Uriel Lynn, president of the Federation of Israeli Chambers of Commerce, explained that the gradual introduction and increasing of the percentages paid out each month will allow businesses to more easily adjust to shouldering the burden of the additional costs. "While manufacturers will have to raise prices, the pension plan will have a small overall impact on the economy and a small effect on consumers," said Lynn.
Lynn added that the 15% monthly payouts into employees' pension plans is below the 17.5- 20% of most employees today in Israel, however, despite its below average worth, it still represents a historic event. "We have been talking about this for some 30 years, and finally we have been able to achieve it," he said.

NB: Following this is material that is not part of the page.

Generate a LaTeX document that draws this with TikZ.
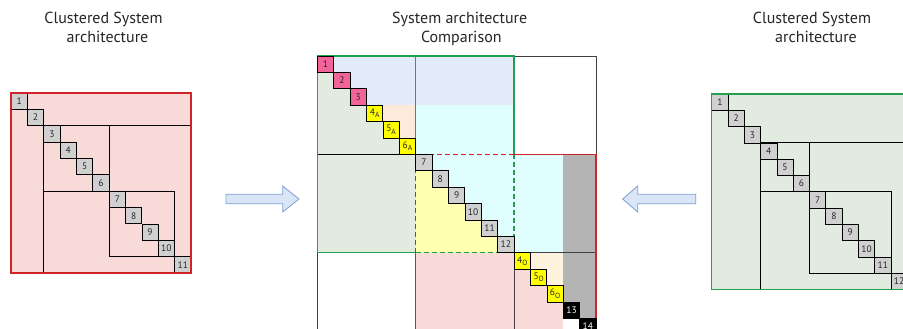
\documentclass[tikz,border=0pt]{standalone}
\usepackage{fontspec}
\setmainfont{PT Sans}

\definecolor{clPink}{HTML}{F8DAD8}
\definecolor{clGreenBg}{HTML}{E2EBDF}
\definecolor{clBlue}{HTML}{E3EBF9}
\definecolor{clPeach}{HTML}{FCEADB}
\definecolor{clCyan}{HTML}{E1FEFE}
\definecolor{clYellowBg}{HTML}{FFFFB0}
\definecolor{clCream}{HTML}{FEF3DD}
\definecolor{clGreyBg}{HTML}{B4B4B4}
\definecolor{clCell}{HTML}{D0D0D0}
\definecolor{clMagenta}{HTML}{F0649A}
\definecolor{clYellow}{HTML}{FFFF00}
\definecolor{clRed}{HTML}{D2232A}
\definecolor{clGreen}{HTML}{22A04B}
\definecolor{clArrowFill}{HTML}{DAE6F8}
\definecolor{clArrowLine}{HTML}{7F9DD1}
\definecolor{clText}{HTML}{262626}

% subscript letter used in the comparison labels
\newcommand\blocksub[1]{\raisebox{-0.25em}{\fontsize{7.5}{8}\selectfont #1}}

\tikzset{
  title/.style={anchor=base, inner sep=0pt, font=\fontsize{16}{19}\selectfont, text=clText},
  cell/.style={draw=black, line width=0.8pt, fill=clCell, minimum size=16.3pt,
    inner sep=0pt, font=\fontsize{9.5}{10}\selectfont, text=clText},
  grid/.style={draw=black, line width=0.9pt},
  frame/.style={draw=black!75, line width=0.9pt},
  sepline/.style={draw=black!55, line width=1.2pt},
  gsolid/.style={draw=clGreen, line width=1.3pt},
  gdash/.style={draw=clGreen, line width=1.3pt, dash pattern=on 5pt off 3pt},
  rsolid/.style={draw=clRed, line width=1.3pt},
  rdash/.style={draw=clRed, line width=1.3pt, dash pattern=on 5pt off 3pt},
  blockarrow/.style={draw=clArrowLine, fill=clArrowFill, line width=0.8pt, line join=miter}
}

\begin{document}
\begin{tikzpicture}[x=1pt, y=-1pt]
\clip (0,0) rectangle (903,329);
\fill[white] (0,0) rectangle (903,329);

% headings
\node[title] (tl1) at (103.5,24) {Clustered System};
\node[title] (tl2) at (107.5,43) {architecture};
\node[title] (tm1) at (459.7,24) {System architecture};
\node[title] (tm2) at (461.3,43) {Comparison};
\node[title] (tr1) at (812,24) {Clustered System};
\node[title] (tr2) at (816,43) {architecture};

% left clustered matrix (11 blocks)
\begin{scope}[shift={(11,93)}, x=16.36pt, y=-16.36pt]
  \fill[clPink] (0,0) rectangle (11,11);
  \draw[grid] (2,11) -- (2,2) -- (11,2);
  \draw[grid] (2,6) -- (10,6) -- (10,10) -- (6,10) -- (6,2);
  \foreach \i in {1,...,11}
    \node[cell] (L\i) at ({\i-0.5},{\i-0.5}) {\i};
  \draw[rsolid] (0,0) rectangle (11,11);
\end{scope}

% right clustered matrix (12 blocks)
\begin{scope}[shift={(711.7,94)}, x=16.3pt, y=-16.3pt]
  \fill[clGreenBg] (0,0) rectangle (12,12);
  \draw[grid] (3,12) -- (3,3) -- (12,3);
  \draw[grid] (3,6) -- (11,6) -- (11,11) -- (6,11) -- (6,3);
  \foreach \i in {1,...,12}
    \node[cell] (R\i) at ({\i-0.5},{\i-0.5}) {\i};
  \draw[gsolid] (0,0) rectangle (12,12);
\end{scope}

% comparison matrix (17 blocks)
\begin{scope}[shift={(317.3,56)}, x=16.4pt, y=-16.4pt]
  \fill[clGreenBg] (0,0) rectangle (6,12);
  \foreach \r in {0,1,2} \fill[clBlue] (\r,\r) rectangle (12,\r+1);
  \foreach \r in {3,4,5} \fill[clPeach] (\r,\r) rectangle (6,\r+1);
  \fill[clCyan] (6,3) rectangle (12,6);
  \fill[clYellowBg] (6,6) rectangle (12,12);
  \foreach \r in {6,...,11} \fill[clCyan] (\r,\r) rectangle (15,\r+1);
  \fill[clPink] (6,12) rectangle (15,17.5);
  \foreach \r in {12,13,14} \fill[clCream] (\r,\r) rectangle (15,\r+1);
  \fill[clGreyBg] (15,6) rectangle (17,16);

  \draw[frame] (12,0) -- (17,0) -- (17,6);
  \draw[frame] (0,12) -- (0,17.5);
  \draw[frame] (12,17.5) -- (12,12) -- (17,12);
  \draw[grid] (0,6) -- (6,6);
  \draw[sepline] (6,0) -- (6,6);

  \draw[gsolid] (6,12) -- (0,12) -- (0,0) -- (12,0) -- (12,6);
  \draw[gdash] (6,12) -- (12,12) -- (12,6);
  \draw[rsolid] (12,6) -- (17,6) -- (17,17.5);
  \draw[rsolid] (6,12) -- (6,17.5);
  \draw[rdash] (12,6) -- (6,6) -- (6,12);

  \foreach \i in {1,2,3}
    \node[cell, fill=clMagenta] (M\i) at ({\i-0.5},{\i-0.5}) {\i};
  \foreach \i/\n in {4/4,5/5,6/6}
    \node[cell, fill=clYellow] (M\i) at ({\i-0.5},{\i-0.5}) {\n\blocksub{A}};
  \foreach \i in {7,...,12}
    \node[cell] (M\i) at ({\i-0.5},{\i-0.5}) {\i};
  \foreach \i/\n in {13/4,14/5,15/6}
    \node[cell, fill=clYellow] (M\i) at ({\i-0.5},{\i-0.5}) {\n\blocksub{O}};
  \node[cell, fill=black, text=white] (M16) at (15.5,15.5) {13};
  \node[cell, fill=black, text=white] (M17) at (16.5,16.5) {14};
\end{scope}

% block arrows pointing at the comparison
\draw[blockarrow] (226,194.3) -- (282.7,194.3) -- (282.7,186) -- (299,199)
  -- (282.7,212) -- (282.7,203.7) -- (226,203.7) -- cycle;
\draw[blockarrow] (695.7,194.3) -- (637.7,194.3) -- (637.7,186) -- (622.7,199)
  -- (637.7,212) -- (637.7,203.7) -- (695.7,203.7) -- cycle;
\end{tikzpicture}
\end{document}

Under the country's collective agreement laws, the pension proposal must now go to Industry, Trade and Labor Minister Eli Yishai for final approval as well as to allow him to carry out an "extension order," or an expansion of the agreement, as he sees fit, something that is expected to take several months.
Following Yishai's approval and expansion of the agreement, those companies that fail to provide employees with the appropriate pension plan will be subject to prosecution in a court of law.
There are currently approximately 900,000 laborers working without pension plans, according to Lynn.